AIM:
Find each line with the word "this" in it, then give the total alone.

GIVEN DATA:
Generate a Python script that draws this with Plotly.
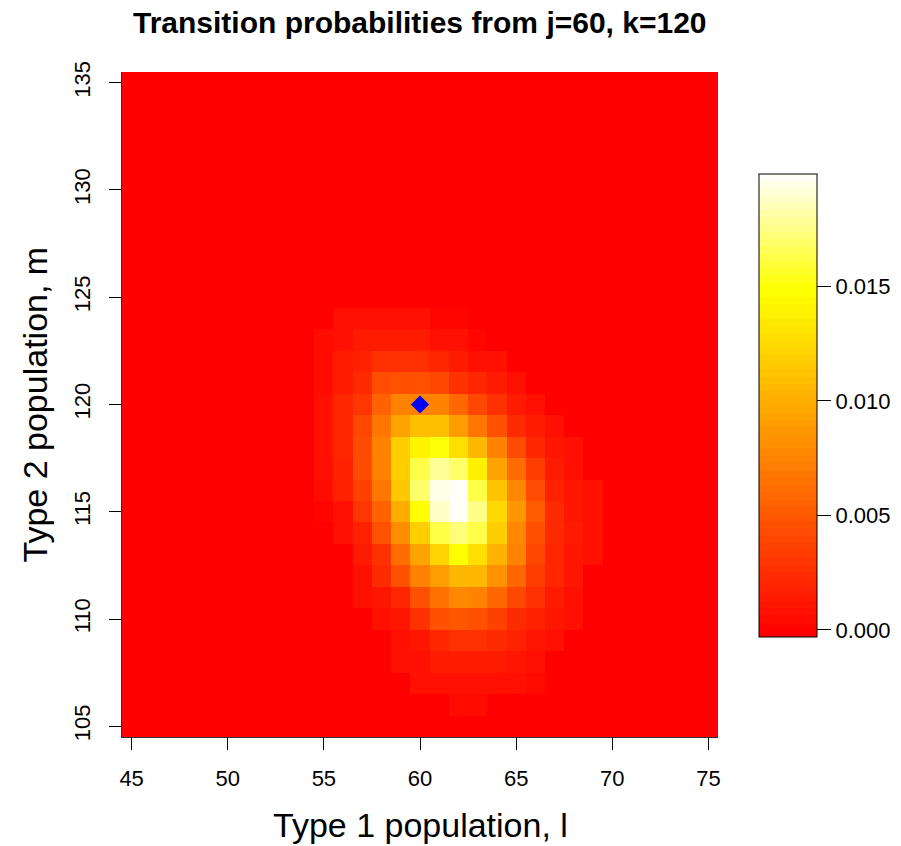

==

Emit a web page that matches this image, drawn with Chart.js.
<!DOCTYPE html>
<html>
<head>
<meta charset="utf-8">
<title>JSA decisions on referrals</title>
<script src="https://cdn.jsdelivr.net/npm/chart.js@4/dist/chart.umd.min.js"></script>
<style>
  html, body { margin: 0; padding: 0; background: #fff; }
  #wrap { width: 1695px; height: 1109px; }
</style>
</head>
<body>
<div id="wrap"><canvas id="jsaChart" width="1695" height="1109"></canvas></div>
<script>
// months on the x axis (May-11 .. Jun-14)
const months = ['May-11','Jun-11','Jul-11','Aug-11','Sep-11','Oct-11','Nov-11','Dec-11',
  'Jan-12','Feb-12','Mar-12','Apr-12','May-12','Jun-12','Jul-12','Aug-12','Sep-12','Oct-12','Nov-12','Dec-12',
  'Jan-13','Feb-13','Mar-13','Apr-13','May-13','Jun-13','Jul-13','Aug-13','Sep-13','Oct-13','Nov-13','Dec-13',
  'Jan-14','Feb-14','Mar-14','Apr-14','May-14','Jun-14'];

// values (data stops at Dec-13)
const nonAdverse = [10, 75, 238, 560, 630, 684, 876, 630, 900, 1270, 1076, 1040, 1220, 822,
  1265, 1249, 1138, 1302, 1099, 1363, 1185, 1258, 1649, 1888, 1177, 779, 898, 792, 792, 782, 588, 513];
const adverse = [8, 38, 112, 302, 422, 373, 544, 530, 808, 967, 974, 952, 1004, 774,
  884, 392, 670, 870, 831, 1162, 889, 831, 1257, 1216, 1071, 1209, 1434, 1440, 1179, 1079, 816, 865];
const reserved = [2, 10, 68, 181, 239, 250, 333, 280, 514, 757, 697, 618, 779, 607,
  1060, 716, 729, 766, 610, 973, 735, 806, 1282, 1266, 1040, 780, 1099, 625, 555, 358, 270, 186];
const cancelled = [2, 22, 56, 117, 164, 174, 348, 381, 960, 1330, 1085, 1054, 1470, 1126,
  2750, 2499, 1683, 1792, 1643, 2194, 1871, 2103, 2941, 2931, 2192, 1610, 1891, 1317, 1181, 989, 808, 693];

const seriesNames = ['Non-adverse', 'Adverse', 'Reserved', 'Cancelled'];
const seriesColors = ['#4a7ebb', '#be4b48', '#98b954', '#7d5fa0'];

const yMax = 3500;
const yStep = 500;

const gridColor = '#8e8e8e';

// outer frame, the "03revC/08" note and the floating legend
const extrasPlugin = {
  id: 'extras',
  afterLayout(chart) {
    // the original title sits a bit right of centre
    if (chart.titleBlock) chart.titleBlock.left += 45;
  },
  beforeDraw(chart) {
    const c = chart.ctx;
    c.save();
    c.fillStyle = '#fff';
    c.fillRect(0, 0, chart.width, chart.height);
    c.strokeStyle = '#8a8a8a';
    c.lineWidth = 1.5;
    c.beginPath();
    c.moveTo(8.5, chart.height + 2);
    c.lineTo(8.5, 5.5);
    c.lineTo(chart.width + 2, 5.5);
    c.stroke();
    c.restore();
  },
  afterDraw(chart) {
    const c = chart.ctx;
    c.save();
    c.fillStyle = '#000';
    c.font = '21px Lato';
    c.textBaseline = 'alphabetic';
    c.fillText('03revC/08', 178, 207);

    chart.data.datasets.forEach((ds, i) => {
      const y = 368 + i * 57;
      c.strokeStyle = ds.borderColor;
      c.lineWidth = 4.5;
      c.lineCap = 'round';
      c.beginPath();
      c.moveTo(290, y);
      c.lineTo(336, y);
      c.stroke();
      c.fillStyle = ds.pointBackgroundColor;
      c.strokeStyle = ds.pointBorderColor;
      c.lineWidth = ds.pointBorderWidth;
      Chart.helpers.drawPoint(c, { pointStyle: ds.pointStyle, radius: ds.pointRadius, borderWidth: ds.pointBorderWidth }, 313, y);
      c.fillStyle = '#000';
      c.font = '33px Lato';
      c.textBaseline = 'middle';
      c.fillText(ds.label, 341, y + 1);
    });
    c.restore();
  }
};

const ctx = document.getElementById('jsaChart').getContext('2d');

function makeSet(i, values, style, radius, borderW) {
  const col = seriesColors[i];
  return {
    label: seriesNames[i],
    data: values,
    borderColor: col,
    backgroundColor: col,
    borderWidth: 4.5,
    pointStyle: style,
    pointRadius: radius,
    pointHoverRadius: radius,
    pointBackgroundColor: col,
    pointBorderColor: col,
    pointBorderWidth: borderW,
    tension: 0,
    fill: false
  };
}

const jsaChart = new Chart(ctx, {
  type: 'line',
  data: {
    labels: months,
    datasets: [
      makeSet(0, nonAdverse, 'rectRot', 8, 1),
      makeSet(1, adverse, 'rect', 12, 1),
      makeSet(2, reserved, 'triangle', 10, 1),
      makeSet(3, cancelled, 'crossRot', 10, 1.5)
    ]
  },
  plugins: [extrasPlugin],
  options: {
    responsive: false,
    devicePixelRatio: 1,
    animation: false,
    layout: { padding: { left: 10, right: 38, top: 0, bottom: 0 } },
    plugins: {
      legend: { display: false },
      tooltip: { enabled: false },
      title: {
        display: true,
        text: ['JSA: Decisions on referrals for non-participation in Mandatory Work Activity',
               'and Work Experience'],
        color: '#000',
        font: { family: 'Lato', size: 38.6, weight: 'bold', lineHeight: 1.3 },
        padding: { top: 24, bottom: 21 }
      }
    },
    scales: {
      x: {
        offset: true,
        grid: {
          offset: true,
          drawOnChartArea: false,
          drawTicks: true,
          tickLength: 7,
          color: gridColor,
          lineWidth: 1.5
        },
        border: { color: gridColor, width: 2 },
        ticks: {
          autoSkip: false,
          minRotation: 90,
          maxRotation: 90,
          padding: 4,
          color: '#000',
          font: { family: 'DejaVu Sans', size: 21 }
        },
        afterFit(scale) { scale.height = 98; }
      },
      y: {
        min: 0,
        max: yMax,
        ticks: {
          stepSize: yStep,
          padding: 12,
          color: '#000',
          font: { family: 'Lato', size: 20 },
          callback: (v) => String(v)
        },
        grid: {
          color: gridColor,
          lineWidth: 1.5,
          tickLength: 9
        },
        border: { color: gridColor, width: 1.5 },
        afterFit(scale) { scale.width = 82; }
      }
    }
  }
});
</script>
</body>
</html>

RESULT:
2